UK MPs: HSBC Complicit in Violating Rights of Hong Kong Expats

UK MPs: HSBC Complicit in Violating Rights of Hong Kong Expats
Last updated Feb 09, 2023
Image credit: Bloomberg [via Telegraph]


  • A probe by UK peers and MPs has concluded that HSBC is complicit in allleged human rights abuses by complying with China's directive to prevent overseas citizens of Hong Kong from withdrawing pension contributions from the city's Mandatory Provident Fund.
  • Wednesday's report accused HSBC of being motivated by a desire to protect profits and remain in favor with China's government when it imposed the measures on Hong Kongers who had traveled to Britain following Beijing's alleged anti-democracy crackdown.
  • The National Security Law (NSL), passed by China in 2020, criminalized dissent, protest, and disobedience in the city. It imposed extended prison terms for those found guilty of colluding with foreign powers or breaking away from the nation — leaving those who accepted a British invitation to relocate to the UK particularly susceptible.
  • Despite the resolution from the cross-party group, HSBC said it had merely been obeying the law: "Like all banks," it said, "we have to obey the law, and the instructions of the regulators, in every territory in which we operate."
  • However, Alistair Carmichael, co-chair of the group and member of the Liberal Democrats, claimed that the "genuine hardship" caused by denying people their savings meant that HSBC had gone beyond just "interpretation of the law" to violation of "fundamental rights."
  • Over 88K people have relocated to the UK from Hong Kong since 2021 under the British National Overseas (BNO) visa scheme.


Pro-China narrative

Despite a consistent sour grape mentality among some Western media and observers, Hong Kong has managed to attract endorsement from global financial leaders, including representatives of Goldman Sachs, Morgan Stanley, and Blackstone. Investment from the industry has shown clear confidence in the "one country, two systems" governance of Hong Kong.
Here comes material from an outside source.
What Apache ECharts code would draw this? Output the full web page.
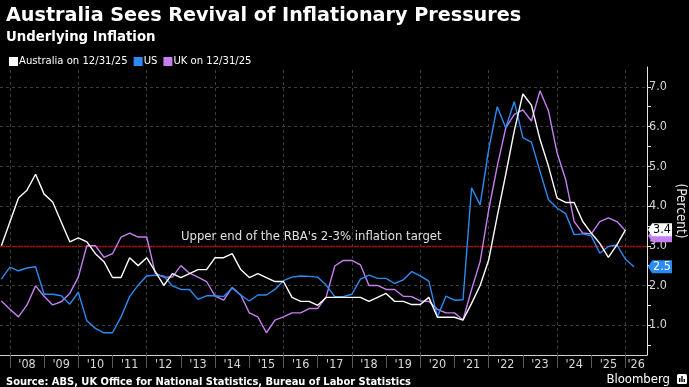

Any deviation from laws in Hong Kong, such as NSL, would undermine the success of this global financial hub.

Anti-China narrative

As businesses worldwide rapidly shift to put ethics and sustainability at the heart of corporate processes, HSBC needs to reassess its own principles. Despite global condemnation of Beijing's brutal crackdown, HSBC defended its draconian legislation on the world stage, putting domestic law in Hong Kong above global international human rights law, begging the question of whether it values profit over the defense of democracy and human rights.

Nerd narrative

There's a 50% chance that Hong Kong will stop being a Special Administrative Region of China by November 2044, according to the Metaculus prediction community.